Great Turnaround StoryIn the second "Executive Decision" segment, Cramer also sat down with Bob Benmosche, president and CEO of American International Group ( AIG), a company that turned a corner in August, 2009 and has now become one of the greatest turnaround stories, thanks to excellent management. Benmosche said that when he took the reigns at AIG, the company had great people, great assets and a reputation of knowing their businesses very well. He reminded viewers that out of 44,000 overall trades that AIG made, only 121 went bad during the the height of the financial crisis. Benmosche said that despite incredible criticism, the people of AIG were giving the freedom to act and were able to fix the company's problems. Benmosche also discussed the company's plans to diversify itself and not become overly concentrated in any one area.
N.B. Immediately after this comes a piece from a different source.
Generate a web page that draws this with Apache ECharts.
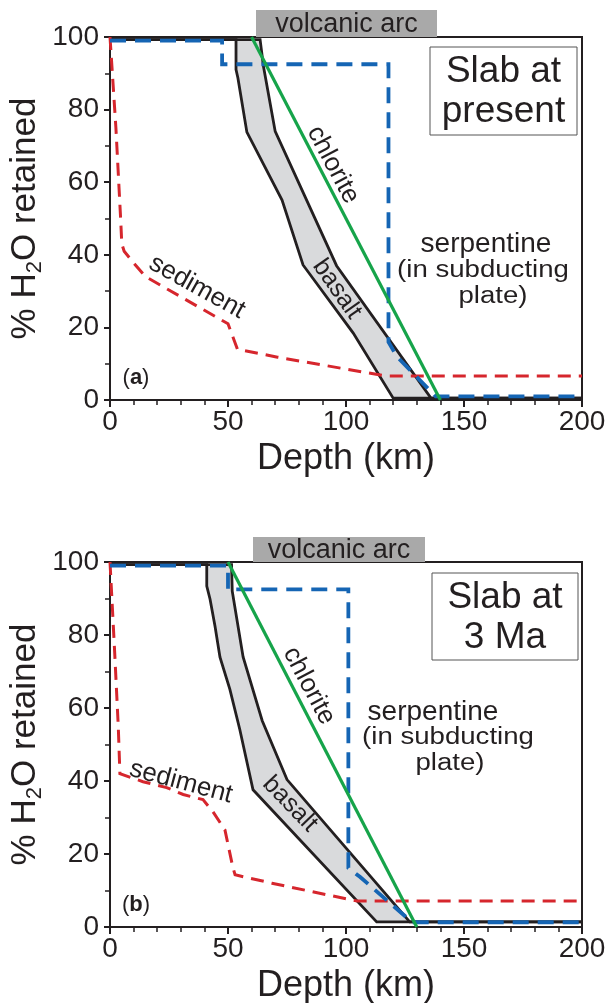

He said the "win big, lose big" strategy is no longer in place at AIG and the company views diversification as a means to better debt ratings and more flexibility to thrive in any economic environment. When asked about the government's stake in the company, Benmosche said that the government hasn't been a problem for AIG. He said the government lets AIG run its company. Overall, Benmosche made the bold claim that U.S. taxpayers will see a $5 to $10 billion profit on their investment into AIG. Cramer closed by once again saying that AIG is perhaps the greatest turnaround of our time. He told investors to stick with the company.